None of the four knew it. “So we basically, in the hour-long car ride, learned a four-part a cappella arrangement,” said Murray. “We rehearsed that thing the whole ride, and that driver never felt so patriotic his entire life.”
Not content to trust his memory on the lyrics, fellow tenor Remigio Pereira jotted a few words on his microphone hand. Unfortunately, they weren’t using microphones in the modest room.
“So, in the middle of song, Remi did a sort half-salute to look at his hand,” Murray laughs. “It worked out well.”
Singing for the Queen, appearing on “Oprah,” embarking on a 70-city North American tour and seeing their January album, “Lead With Your Heart,” go platinum in their native Canada, these are all hallmarks of a busy year for the vocal ensemble.
The high point seems to have been a surprise appearance by Canadian vocal goddess Celine Dion, who joined the group in the middle of Leonard Cohen’s “Hallelujah” during the Oprah broadcast. The Tenors’ expressions during that moment, visible on YouTube, are priceless.
Murray, who grew up singing for patrons at his parents’ helicopter fishing resort in British Columbia and came to national attention on “Canadian Idol,” spoke by telephone about the group’s melodious journey.
On the contrast between his rural beginnings and his globe-trotting life:
We started in a Central Canada church basement, and now we’re doing 5,000-seat halls, and we’re performing all over the world. There are so many pinch-me moments. And it was music and performance that got us there, not some deal.
On the make-out sessions that their romantic tunes such as “Lead With Your Heart” and “Me He Enamorado De Ti” have inspired:
We’ll take a small credit. … You bring people together, a little bit of love is bound to happen.
On the difference between their group (formerly The Canadian Tenors) and other tenor ensembles:
On the creative side, we’re the owners of the company.
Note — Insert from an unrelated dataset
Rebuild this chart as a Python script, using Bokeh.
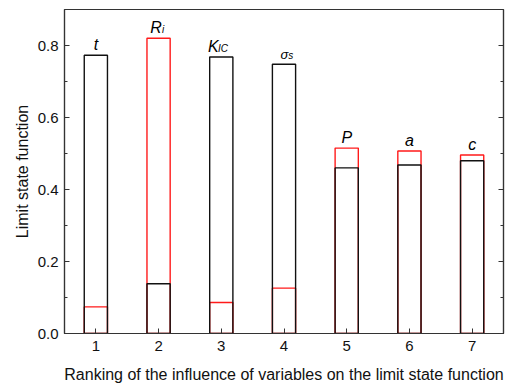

In tenor groups in the past, somebody has the idea, they bring people together, and they own it. But the music comes from us. We pick the songs, and we’re more like a band than a tenor group in the traditional sense.
On the enlarged heart that sidetracked Murray’s athletic career (he was a high jump champion in his province) and the atrial fibrillation that did the same for leader Fraser Walters:
It is a bit of a coincidence and quite ironic. We both have heart conditions. I was on the path of sports in college. It was our hearts that led us on this path.
On his favorite boy band:
I’m in the best boy band there is. It just happens to be a man band. We’re not turning this article into a boy band conversation.
On whether singing competition shows such as “Canadian Idol” are good for singers:
It’s a double-edged sword. As a young artist, it’s a great way to get yourself out there. Canadian Idol helped me get to The Tenors. It put my name out there, my voice out there. … But if you get into the business through the singing competition world, there are so many complications creatively, contractually, that maybe you lose a little bit of control of the artistry, becomes more of a machine. But maybe that happens without the competition as well.